Uma sistemática de pagamento aos caminhoneiros autônomos, a carta-frete, deve acabar em breve. O governo aprovou recentemente emenda à lei do transportador rodoviário de carga, que põe fim a essa modalidade. Falta agora que a norma seja regulamentada pela ANTT (Agência Nacional de Transportes Terrestres), o que deve levar mais 40 dias, para que passe a valer na prática.

A carta-frete existe há 50 anos nesse mercado, mas não tem valor fiscal nem respaldo legal. Segundo o presidente da Unicam (União Nacional dos Caminhões), José Araújo da Silva, o China, essa relação informal entre o profissional e a empresa transportadora dificulta a comprovação de renda para a obtenção de linha de crédito Procaminhoneiro do BNDES (Banco Nacional de Desenvolvimento Econômico e Social) – que oferece juros de 4,5% ao ano para o autônomo adquirir veículo financiado.

China cita que, com a dificuldade para a obtenção do veículo novo, hoje a frota em circulação dessa categoria tem em média 23 anos de vida útil. “Mas tem caminhão de mais de 40 anos rodando”, afirma.

DESCONTO
Para o representante do setor, além de dificultar o acesso a crédito, a modalidade prejudica a categoria – formada por mais de 1 milhão de caminhoneiros – por induzir a compra casada, o que desrespeita o Código de Defesa do Consumidor.

Isso ocorre porque o caminhoneiro só pode descontar o valor que consta nesse documento em postos de combustível conveniados à empresa que o contratou e ainda tem de abastecer nesses locais para conseguir trocar o papel por dinheiro. “E o autônomo ainda precisa pagar ágio de R$ 0,15 a R$ 0,20 pelo litro do diesel na hora da troca da carta-frete, já que a transportadora demora para pagar o posto”, explica.

FRETE
De acordo com dados do IBGE (Instituto Brasileiro de Geografia e Estatística), o governo registra R$ 16 bilhões anuais como montante gerado pelo frete realizado pelos profissionais do ramo. A estimativa no setor, no entanto, é que o transporte de carga movimente R$ 60 bilhões ao ano. Ou seja, R$ 44 bilhões estariam na informalidade.
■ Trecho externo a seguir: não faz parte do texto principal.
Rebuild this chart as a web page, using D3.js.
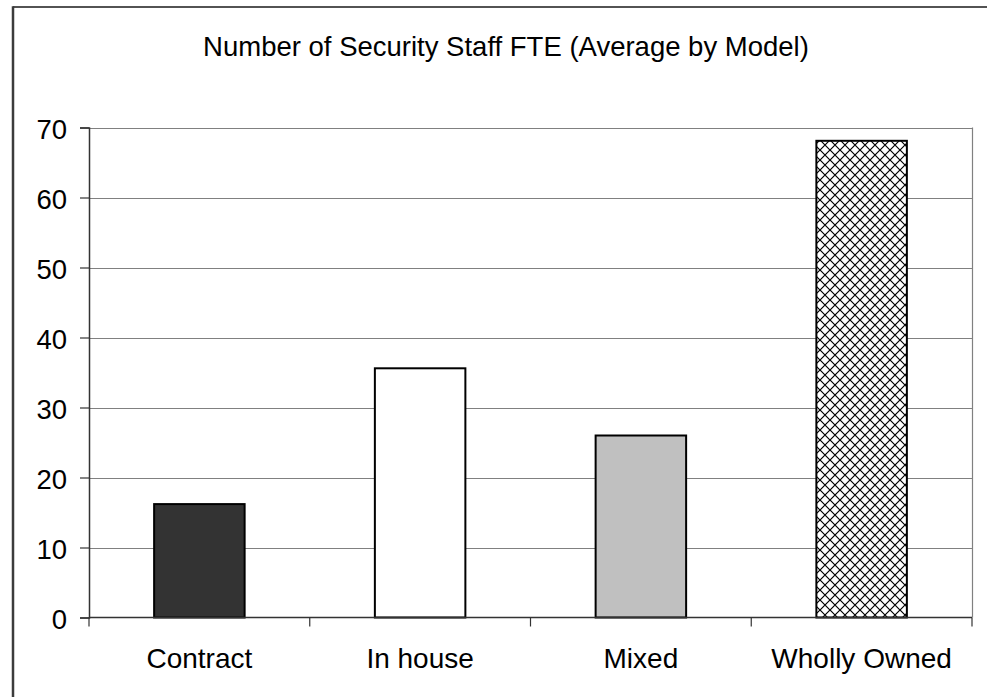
<!DOCTYPE html>
<html>
<head>
<meta charset="utf-8">
<script src="https://cdn.jsdelivr.net/npm/d3@7/dist/d3.min.js"></script>
<style>
  html, body { margin: 0; padding: 0; background: #fff; }
  svg { display: block; }
  text { font-family: "Liberation Sans", Arial, sans-serif; fill: #000; }
</style>
</head>
<body>
<svg id="chart" width="987" height="697"></svg>
<script>
// Average security staff FTE per operating model
const categories = ["Contract", "In house", "Mixed", "Wholly Owned"];
const values = [16.2, 35.6, 26.0, 68.1];
const yTicks = [0, 10, 20, 30, 40, 50, 60, 70];
const titleText = "Number of Security Staff FTE (Average by Model)";

const svg = d3.select("#chart");
const W = 987, H = 697;
const plot = { left: 89, right: 972, top: 127.5, bottom: 617.5 };

// hatch pattern for the last bar
const defs = svg.append("defs");
const P = 10;
const pat = defs.append("pattern")
  .attr("id", "cross")
  .attr("patternUnits", "userSpaceOnUse")
  .attr("width", P).attr("height", P);
pat.append("rect").attr("width", P).attr("height", P).attr("fill", "#fff");
pat.append("path")
  .attr("d", `M0,0 L${P},${P} M${P},0 L0,${P}`)
  .attr("stroke", "#000").attr("stroke-width", 1.2).attr("fill", "none");

// outer chart frame
svg.append("line").attr("x1", 13).attr("x2", W).attr("y1", 7).attr("y2", 7)
  .attr("stroke", "#1a1a1a").attr("stroke-width", 1.5);
svg.append("line").attr("x1", 13).attr("x2", 13).attr("y1", 6.3).attr("y2", H)
  .attr("stroke", "#3c3c3c").attr("stroke-width", 2.5);

const x = d3.scaleBand()
  .domain(categories)
  .range([plot.left, plot.right])
  .paddingInner(0.59)
  .paddingOuter(0.295);

const y = d3.scaleLinear().domain([0, 70]).range([plot.bottom, plot.top]);

const fills = ["#333333", "#ffffff", "#c0c0c0", "url(#cross)"];

// gridlines
svg.append("g")
  .selectAll("line")
  .data(yTicks.filter(d => d > 0))
  .join("line")
  .attr("x1", plot.left).attr("x2", plot.right)
  .attr("y1", d => Math.round(y(d)) + 0.5).attr("y2", d => Math.round(y(d)) + 0.5)
  .attr("stroke", "#808080").attr("stroke-width", 1.2);

// plot area right border
svg.append("line")
  .attr("x1", plot.right + 0.5).attr("x2", plot.right + 0.5)
  .attr("y1", y(70)).attr("y2", plot.bottom)
  .attr("stroke", "#808080").attr("stroke-width", 1.2);

// bars
svg.append("g")
  .selectAll("rect")
  .data(values)
  .join("rect")
  .attr("x", (d, i) => x(categories[i]))
  .attr("y", d => y(d))
  .attr("width", x.bandwidth())
  .attr("height", d => plot.bottom - y(d))
  .attr("fill", (d, i) => fills[i])
  .attr("stroke", "#000")
  .attr("stroke-width", 2);

// y axis
const yAxis = d3.axisLeft(y).tickValues(yTicks).tickSize(9).tickPadding(13).tickFormat(d3.format("d"));
const gy = svg.append("g").attr("transform", `translate(${plot.left},0)`).call(yAxis);
gy.select(".domain").attr("stroke", "#333").attr("stroke-width", 1.5);
gy.selectAll(".tick line").attr("stroke", "#333").attr("stroke-width", 1.2);
gy.selectAll(".tick text")
  .attr("font-size", 27.5)
  .attr("font-family", "Liberation Sans, Arial, sans-serif")
  .attr("dy", "0.4em")
  .attr("fill", "#000");

// x axis: ticks sit on the category boundaries
const xb = d3.scaleLinear().domain([0, categories.length]).range([plot.left, plot.right]);
const gx = svg.append("g").attr("transform", `translate(0,${plot.bottom})`);
gx.append("line")
  .attr("x1", plot.left).attr("x2", plot.right)
  .attr("stroke", "#333").attr("stroke-width", 1.5);
gx.selectAll("line.tk")
  .data(d3.range(categories.length + 1))
  .join("line").attr("class", "tk")
  .attr("x1", d => xb(d)).attr("x2", d => xb(d))
  .attr("y1", 0).attr("y2", 9)
  .attr("stroke", "#333").attr("stroke-width", 1.2);
gx.selectAll("text")
  .data(categories)
  .join("text")
  .attr("x", d => x(d) + x.bandwidth() / 2)
  .attr("y", 50)
  .attr("text-anchor", "middle")
  .attr("font-size", 28)
  .text(d => d);

// title
svg.append("text")
  .attr("x", 506).attr("y", 56)
  .attr("text-anchor", "middle")
  .attr("font-size", 27.5)
  .text(titleText);
</script>
</body>
</html>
Para o presidente da Unicam, a nova lei vai regularizar a sistemática de pagamento dos autônomos e tirá-los da informalidade. Ele avalia ainda, que mesmo passando a pagar impostos, os caminhoneiros terão vantagens, já que o dinheiro será depositado direto em suas contas, sem a necessidade de pagar ágio na compra do combustível. “E o posto não foi feito para trocar cheque. Vai deixar de atuar por imposição e terá de oferecer bons serviços (para atrair os transportadores)”, acrescentou.

Representantes das empresas preveem alta nos custos

Para representantes das companhias transportadoras de carga, o fim da carta-frete poderá representar aumento de custos para as empresas.

“A mudança foi iniciativa dos condutores autônomos (o projeto foi levado ao governo pela Unicam), mas (a modalidade) era um facilitador. Ninguém tinha de ir no banco para sacar o dinheiro, evitava o risco de assalto”, afirma o consultor jurídico do Setrans (Sindicato das Empresas Transportadoras de Carga do ABC), Marco Aurélio Guimarães Pereira. Ele acrescenta que a regulamentação deverá trazer transtornos para as companhias. “Provavelmente vai existir o cartão do autônomo, que vai gerar custos, como aconteceu com o vale-pedágio. Criou mercado para os agentes financeiros e o segmento foi penalizado”, diz.

Em relação aos financiamentos para renovação da frota, segundo o dirigente, os autônomos já podem hoje comprovar a renda, por meio dos recibos e da declaração da movimentação financeira concedida pela empresa transportadora. Pereira cita ainda que o fim da sistemática deve criar dificuldades para os próprios profissionais.

Segundo ele, muitos têm veículos em nome da esposa, dos filhos, e o depósito terá de ser em nome do proprietário.